# création dossier ipod touch 32g



## venus2500 (25 Juin 2010)

J'ai fait la mise à jour IOS4 et je ne trouve pas comment créer des dossiers pour classer mes apps?


----------



## Aescleah (25 Juin 2010)

Il suffit de glisser l'icône d'une application sur une autre, un dossier contenant les deux applications est alors automatiquement créé. Il est ensuite possible d'ajouter d'autres applications (et aussi d'en déplacer en les glissant hors du dossier) par le même procédé, et de nommer le dossier.


----------



## Deleted member 18124 (26 Juin 2010)

J'ai cependant l'impression que le nombre d'applications qu'on peut mettre par dossier est limité.
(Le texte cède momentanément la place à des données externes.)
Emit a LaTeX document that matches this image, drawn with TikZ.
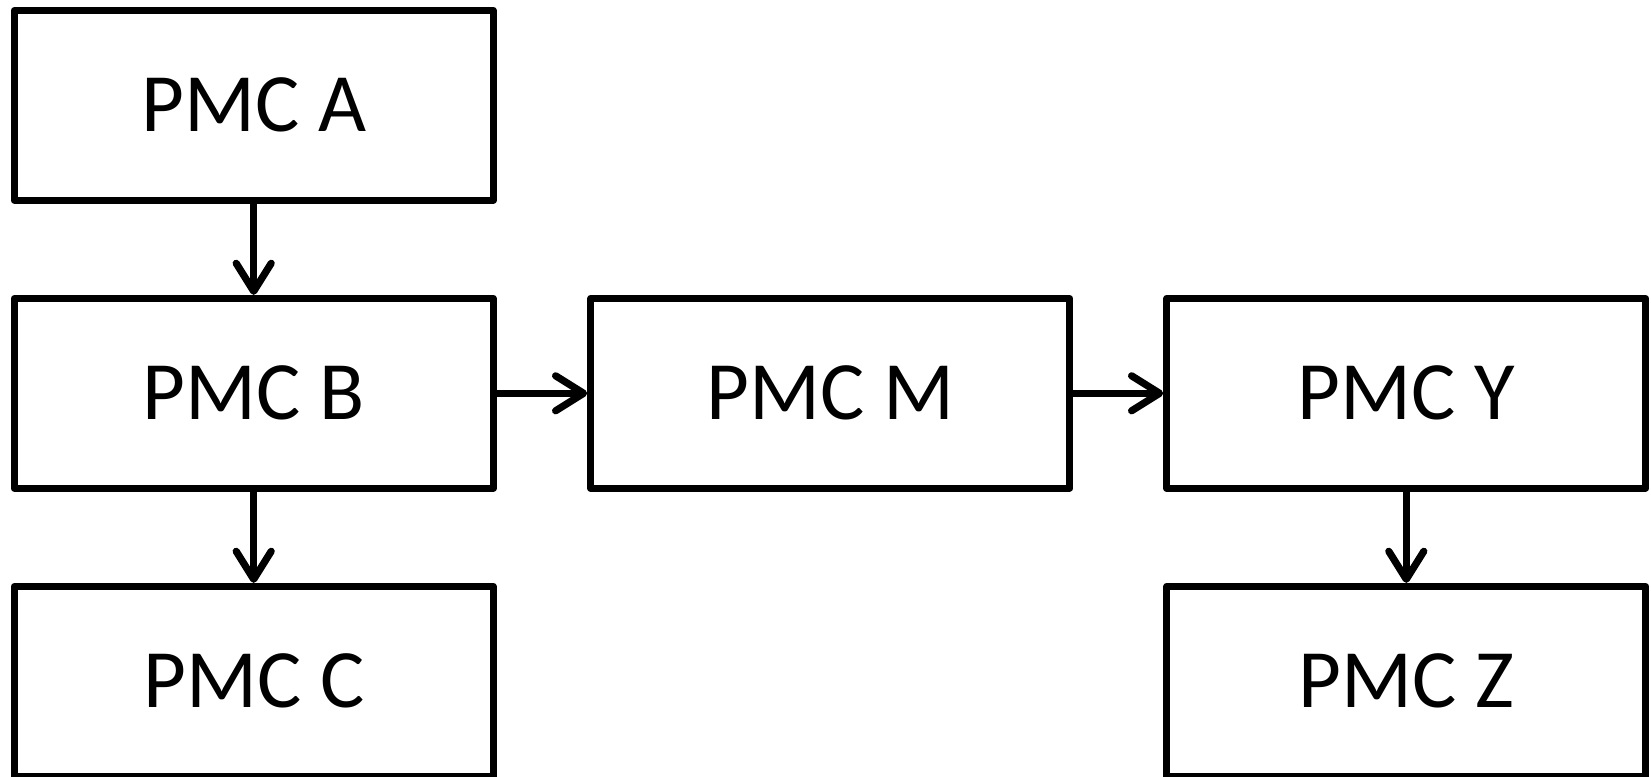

J'ai un dossier avec 12 applications et les 2 autres applications qui me restait à mettre dedans, je n'ai jamais pu les mettre.


----------



## bubbledave (26 Juin 2010)

_J'ai un dossier avec 12 applications et les 2 autres applications qui me  restait à mettre dedans, je n'ai jamais pu les mettre. 	_

Bonjour,

Sauf erreur de ma part c'est normal, i os 4 permettant de mettre 12 applications au maximum par dossier.


----------



## Deleted member 18124 (26 Juin 2010)

C'est ce que je me suis dit. Merci.


----------